I stole down after him, creeping under certain shrubs which grow in that place, and none but devils know with what terror I, a strong, full-grown man, tracked the footsteps of that baby as he approached the water's brink. I was close upon him, had sunk upon my knee and raised my hand to thrust him in, when he saw my shadow in the stream and turned him round.

His mother's ghost was looking from his eyes. The sun burst forth from behind a cloud; it shone in the bright sky, the glistening earth, the clear water, the sparkling drops of rain upon the leaves. There were eyes in everything. The whole great universe of light was there to see the murder done. I know not what he said; he came of bold and manly blood, and, child as he was, he did not crouch or fawn upon me. I heard him cry that he would try to love me, - not that he did, - and then I saw him running back towards the house. The next I saw was my own sword naked in my hand, and he lying at my feet stark dead, - dabbled here and there with blood, but otherwise no different from what I had seen him in his sleep - in the same attitude too, with his cheek resting upon his little hand.

I took him in my arms and laid him - very gently now that he was dead - in a thicket. My wife was from home that day, and would not return until the next. Our bedroom window, the only sleeping-room on that side of the house, was but a few feet from the ground, and I resolved to descend from it at night and bury him in the garden.

I had no thought that I had failed in my design, no thought that the water would be dragged and nothing found, that the money must now lie waste, since I must encourage the idea that the child was lost or stolen. All my thoughts were bound up and knotted together in the one absorbing necessity of hiding what I had done.

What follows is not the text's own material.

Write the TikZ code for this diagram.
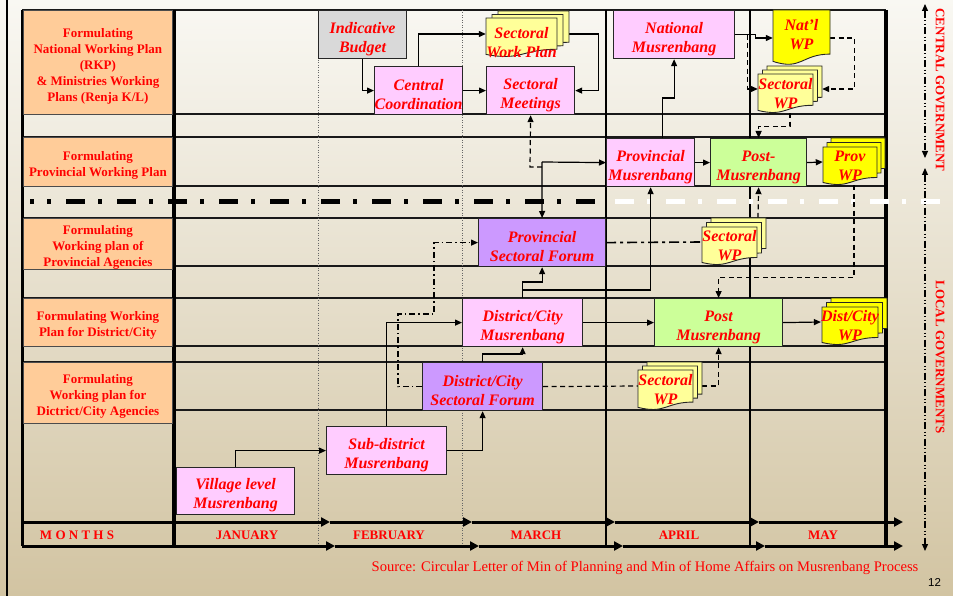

How I felt when they came to tell me that the child was missing, when I ordered scouts in all directions, when I gasped and trembled at every one's approach, no tongue can tell or mind of man conceive. I buried him that night. When I parted the boughs and looked into the dark thicket, there was a glow-worm shining like the visible spirit of God upon the murdered child. I glanced down into his grave when I had placed him there, and still it gleamed upon his breast; an eye of fire looking up to Heaven in supplication to the stars that watched me at my work.

I had to meet my wife, and break the news, and give her hope that the child would soon be found. All this I did, - with some appearance, I suppose, of being sincere, for I was the object of no suspicion. This done, I sat at the bedroom window all day long, and watched the spot where the dreadful secret lay.

It was in a piece of ground which had been dug up to be newly turfed, and which I had chosen on that account, as the traces of my spade were less likely to attract attention. The men who laid down the grass must have thought me mad. I called to them continually to expedite their work, ran out and worked beside them, trod down the earth with my feet, and hurried them with frantic eagerness.

They had finished their task before night, and then I thought myself comparatively safe.